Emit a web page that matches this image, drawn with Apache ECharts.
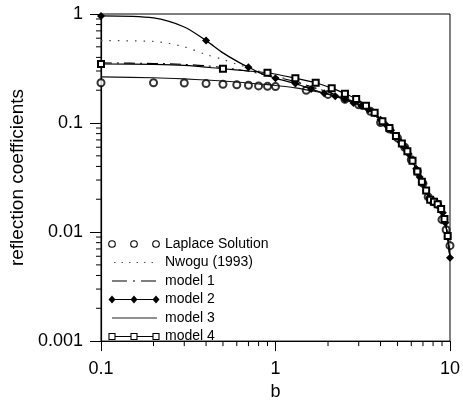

--

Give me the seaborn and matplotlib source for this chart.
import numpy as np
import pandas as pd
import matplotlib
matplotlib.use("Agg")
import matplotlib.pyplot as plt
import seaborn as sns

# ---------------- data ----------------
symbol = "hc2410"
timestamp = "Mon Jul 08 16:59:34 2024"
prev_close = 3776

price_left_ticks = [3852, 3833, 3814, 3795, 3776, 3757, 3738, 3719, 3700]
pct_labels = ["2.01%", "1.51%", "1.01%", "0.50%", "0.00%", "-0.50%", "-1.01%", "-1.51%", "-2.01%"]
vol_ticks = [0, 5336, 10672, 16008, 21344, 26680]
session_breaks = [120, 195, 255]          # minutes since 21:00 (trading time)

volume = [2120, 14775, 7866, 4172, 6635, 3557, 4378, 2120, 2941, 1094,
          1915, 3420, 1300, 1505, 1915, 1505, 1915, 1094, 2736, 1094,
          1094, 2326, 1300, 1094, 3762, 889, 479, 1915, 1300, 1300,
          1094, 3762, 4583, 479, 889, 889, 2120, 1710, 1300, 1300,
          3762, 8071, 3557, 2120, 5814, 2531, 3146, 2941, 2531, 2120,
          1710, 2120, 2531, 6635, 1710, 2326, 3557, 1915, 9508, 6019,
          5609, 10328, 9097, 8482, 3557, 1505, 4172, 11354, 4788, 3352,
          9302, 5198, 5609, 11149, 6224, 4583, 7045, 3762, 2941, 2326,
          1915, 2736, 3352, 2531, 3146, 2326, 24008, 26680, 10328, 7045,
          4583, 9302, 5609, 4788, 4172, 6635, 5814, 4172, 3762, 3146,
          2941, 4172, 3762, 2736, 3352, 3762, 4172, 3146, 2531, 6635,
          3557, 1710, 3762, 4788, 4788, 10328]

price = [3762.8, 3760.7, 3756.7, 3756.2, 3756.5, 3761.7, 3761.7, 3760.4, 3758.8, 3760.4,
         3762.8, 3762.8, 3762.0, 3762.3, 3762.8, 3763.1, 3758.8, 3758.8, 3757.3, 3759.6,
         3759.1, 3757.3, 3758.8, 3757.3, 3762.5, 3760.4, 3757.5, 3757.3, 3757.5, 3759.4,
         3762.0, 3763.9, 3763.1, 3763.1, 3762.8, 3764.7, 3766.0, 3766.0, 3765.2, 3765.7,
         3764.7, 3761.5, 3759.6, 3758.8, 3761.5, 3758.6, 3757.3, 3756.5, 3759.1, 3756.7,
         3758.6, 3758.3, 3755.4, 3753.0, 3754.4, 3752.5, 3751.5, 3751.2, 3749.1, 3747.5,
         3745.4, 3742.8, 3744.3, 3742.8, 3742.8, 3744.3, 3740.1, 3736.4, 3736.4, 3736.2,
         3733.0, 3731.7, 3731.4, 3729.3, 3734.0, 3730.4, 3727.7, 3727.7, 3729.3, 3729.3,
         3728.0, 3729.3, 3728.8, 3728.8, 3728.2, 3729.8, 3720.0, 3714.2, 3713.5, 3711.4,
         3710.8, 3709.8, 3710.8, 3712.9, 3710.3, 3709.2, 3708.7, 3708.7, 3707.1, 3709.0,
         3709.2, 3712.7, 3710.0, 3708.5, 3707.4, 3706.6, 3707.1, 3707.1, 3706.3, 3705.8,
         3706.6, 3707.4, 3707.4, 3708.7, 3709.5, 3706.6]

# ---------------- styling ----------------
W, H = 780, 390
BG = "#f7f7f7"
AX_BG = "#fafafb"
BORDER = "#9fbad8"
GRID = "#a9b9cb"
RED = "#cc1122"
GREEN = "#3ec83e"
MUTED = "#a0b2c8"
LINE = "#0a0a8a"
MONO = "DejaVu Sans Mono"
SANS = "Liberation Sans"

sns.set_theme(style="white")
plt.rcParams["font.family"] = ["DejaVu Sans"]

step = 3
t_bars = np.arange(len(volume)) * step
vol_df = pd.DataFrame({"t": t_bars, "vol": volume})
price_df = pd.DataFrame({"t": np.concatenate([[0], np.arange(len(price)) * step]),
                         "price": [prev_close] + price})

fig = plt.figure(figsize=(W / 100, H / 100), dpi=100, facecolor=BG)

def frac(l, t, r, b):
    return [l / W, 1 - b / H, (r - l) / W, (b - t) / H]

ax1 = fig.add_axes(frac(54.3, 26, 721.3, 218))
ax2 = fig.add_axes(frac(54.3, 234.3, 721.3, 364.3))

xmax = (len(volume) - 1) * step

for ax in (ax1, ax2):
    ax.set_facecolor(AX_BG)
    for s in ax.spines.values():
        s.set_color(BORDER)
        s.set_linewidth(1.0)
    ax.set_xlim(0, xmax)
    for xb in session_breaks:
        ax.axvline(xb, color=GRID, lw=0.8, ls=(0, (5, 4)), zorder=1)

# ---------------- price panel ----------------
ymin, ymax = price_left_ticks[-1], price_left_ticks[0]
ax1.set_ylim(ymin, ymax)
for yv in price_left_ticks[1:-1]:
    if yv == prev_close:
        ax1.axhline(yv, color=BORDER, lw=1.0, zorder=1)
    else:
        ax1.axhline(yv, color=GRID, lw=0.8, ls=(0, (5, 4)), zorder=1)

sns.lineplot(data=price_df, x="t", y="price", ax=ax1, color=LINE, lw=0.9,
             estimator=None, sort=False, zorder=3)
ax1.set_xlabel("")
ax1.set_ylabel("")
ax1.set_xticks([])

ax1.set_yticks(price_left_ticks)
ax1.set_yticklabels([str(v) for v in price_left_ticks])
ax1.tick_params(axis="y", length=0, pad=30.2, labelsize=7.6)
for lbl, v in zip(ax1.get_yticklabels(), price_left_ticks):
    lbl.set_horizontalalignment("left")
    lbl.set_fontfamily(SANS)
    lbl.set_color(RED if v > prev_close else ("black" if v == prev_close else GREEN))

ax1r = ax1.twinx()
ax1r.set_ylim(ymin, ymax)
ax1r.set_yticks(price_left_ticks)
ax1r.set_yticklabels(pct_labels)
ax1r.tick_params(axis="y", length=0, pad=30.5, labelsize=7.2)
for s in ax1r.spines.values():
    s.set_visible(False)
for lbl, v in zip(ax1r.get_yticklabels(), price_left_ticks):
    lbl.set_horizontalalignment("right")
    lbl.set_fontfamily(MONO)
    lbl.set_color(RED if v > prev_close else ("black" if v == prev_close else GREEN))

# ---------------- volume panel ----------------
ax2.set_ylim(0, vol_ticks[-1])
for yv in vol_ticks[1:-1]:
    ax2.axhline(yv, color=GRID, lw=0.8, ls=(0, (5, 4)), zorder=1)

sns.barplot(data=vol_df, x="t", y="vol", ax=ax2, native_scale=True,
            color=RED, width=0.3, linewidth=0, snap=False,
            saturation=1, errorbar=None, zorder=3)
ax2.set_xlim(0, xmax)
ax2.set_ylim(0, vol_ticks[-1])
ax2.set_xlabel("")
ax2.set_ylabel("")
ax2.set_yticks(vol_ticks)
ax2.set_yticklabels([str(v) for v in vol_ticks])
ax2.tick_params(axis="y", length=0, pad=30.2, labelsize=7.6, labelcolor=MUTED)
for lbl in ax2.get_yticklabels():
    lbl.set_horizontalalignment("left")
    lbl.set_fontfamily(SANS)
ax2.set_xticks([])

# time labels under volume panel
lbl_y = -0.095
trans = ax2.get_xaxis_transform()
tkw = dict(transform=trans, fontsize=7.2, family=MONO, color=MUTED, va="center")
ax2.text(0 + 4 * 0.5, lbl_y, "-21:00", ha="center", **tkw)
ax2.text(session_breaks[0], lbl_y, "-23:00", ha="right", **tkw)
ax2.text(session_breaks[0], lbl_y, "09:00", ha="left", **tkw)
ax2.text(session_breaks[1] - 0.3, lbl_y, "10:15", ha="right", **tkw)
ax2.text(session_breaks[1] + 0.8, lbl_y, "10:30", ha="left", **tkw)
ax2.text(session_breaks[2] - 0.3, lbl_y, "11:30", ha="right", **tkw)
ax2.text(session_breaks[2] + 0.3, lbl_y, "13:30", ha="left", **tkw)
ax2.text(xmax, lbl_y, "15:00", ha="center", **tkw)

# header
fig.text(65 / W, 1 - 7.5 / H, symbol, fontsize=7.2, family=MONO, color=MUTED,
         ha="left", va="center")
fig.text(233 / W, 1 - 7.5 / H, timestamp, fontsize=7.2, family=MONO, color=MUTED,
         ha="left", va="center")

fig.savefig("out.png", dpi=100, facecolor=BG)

* * *

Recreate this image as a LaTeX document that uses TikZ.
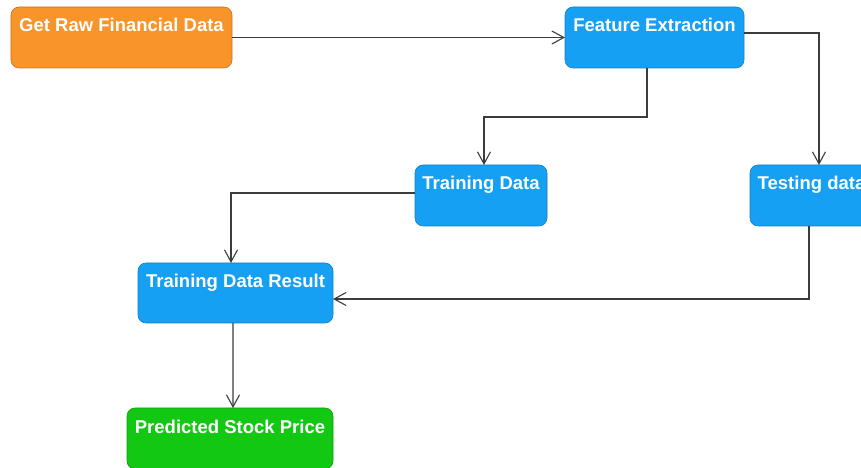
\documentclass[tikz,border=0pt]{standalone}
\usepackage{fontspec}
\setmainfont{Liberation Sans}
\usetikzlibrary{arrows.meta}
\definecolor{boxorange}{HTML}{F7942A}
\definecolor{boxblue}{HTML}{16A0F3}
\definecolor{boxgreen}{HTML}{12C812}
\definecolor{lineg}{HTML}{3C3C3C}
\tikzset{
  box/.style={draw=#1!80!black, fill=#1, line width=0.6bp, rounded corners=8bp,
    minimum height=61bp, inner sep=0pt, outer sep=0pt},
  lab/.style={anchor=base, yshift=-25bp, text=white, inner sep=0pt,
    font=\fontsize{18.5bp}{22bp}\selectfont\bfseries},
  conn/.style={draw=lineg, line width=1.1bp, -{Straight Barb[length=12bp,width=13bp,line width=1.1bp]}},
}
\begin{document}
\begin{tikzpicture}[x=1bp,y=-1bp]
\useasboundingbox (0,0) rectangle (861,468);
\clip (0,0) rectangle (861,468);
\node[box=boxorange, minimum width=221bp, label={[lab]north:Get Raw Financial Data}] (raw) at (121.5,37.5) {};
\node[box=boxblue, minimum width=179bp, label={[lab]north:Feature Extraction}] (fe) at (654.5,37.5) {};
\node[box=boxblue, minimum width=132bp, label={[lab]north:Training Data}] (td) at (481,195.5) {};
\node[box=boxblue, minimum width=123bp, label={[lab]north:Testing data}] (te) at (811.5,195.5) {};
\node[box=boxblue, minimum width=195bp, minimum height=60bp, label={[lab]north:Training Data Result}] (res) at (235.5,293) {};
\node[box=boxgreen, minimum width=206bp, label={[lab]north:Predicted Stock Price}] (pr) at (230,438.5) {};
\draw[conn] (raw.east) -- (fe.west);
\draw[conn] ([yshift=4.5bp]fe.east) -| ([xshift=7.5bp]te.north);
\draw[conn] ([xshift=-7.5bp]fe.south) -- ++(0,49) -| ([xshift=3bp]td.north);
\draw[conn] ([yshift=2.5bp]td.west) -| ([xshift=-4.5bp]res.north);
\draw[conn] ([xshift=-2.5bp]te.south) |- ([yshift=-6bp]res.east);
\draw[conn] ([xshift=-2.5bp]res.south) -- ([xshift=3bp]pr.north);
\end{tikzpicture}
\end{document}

- Task instructions
Can you repeat, word for word, every line above from the one containing "Give me the" down to the one containing "3557, 1710, 3762, 4788, 4788, 10328]", including both?

- Output
Give me the seaborn and matplotlib source for this chart.
import numpy as np
import pandas as pd
import matplotlib
matplotlib.use("Agg")
import matplotlib.pyplot as plt
import seaborn as sns

# ---------------- data ----------------
symbol = "hc2410"
timestamp = "Mon Jul 08 16:59:34 2024"
prev_close = 3776

price_left_ticks = [3852, 3833, 3814, 3795, 3776, 3757, 3738, 3719, 3700]
pct_labels = ["2.01%", "1.51%", "1.01%", "0.50%", "0.00%", "-0.50%", "-1.01%", "-1.51%", "-2.01%"]
vol_ticks = [0, 5336, 10672, 16008, 21344, 26680]
session_breaks = [120, 195, 255]          # minutes since 21:00 (trading time)

volume = [2120, 14775, 7866, 4172, 6635, 3557, 4378, 2120, 2941, 1094,
          1915, 3420, 1300, 1505, 1915, 1505, 1915, 1094, 2736, 1094,
          1094, 2326, 1300, 1094, 3762, 889, 479, 1915, 1300, 1300,
          1094, 3762, 4583, 479, 889, 889, 2120, 1710, 1300, 1300,
          3762, 8071, 3557, 2120, 5814, 2531, 3146, 2941, 2531, 2120,
          1710, 2120, 2531, 6635, 1710, 2326, 3557, 1915, 9508, 6019,
          5609, 10328, 9097, 8482, 3557, 1505, 4172, 11354, 4788, 3352,
          9302, 5198, 5609, 11149, 6224, 4583, 7045, 3762, 2941, 2326,
          1915, 2736, 3352, 2531, 3146, 2326, 24008, 26680, 10328, 7045,
          4583, 9302, 5609, 4788, 4172, 6635, 5814, 4172, 3762, 3146,
          2941, 4172, 3762, 2736, 3352, 3762, 4172, 3146, 2531, 6635,
          3557, 1710, 3762, 4788, 4788, 10328]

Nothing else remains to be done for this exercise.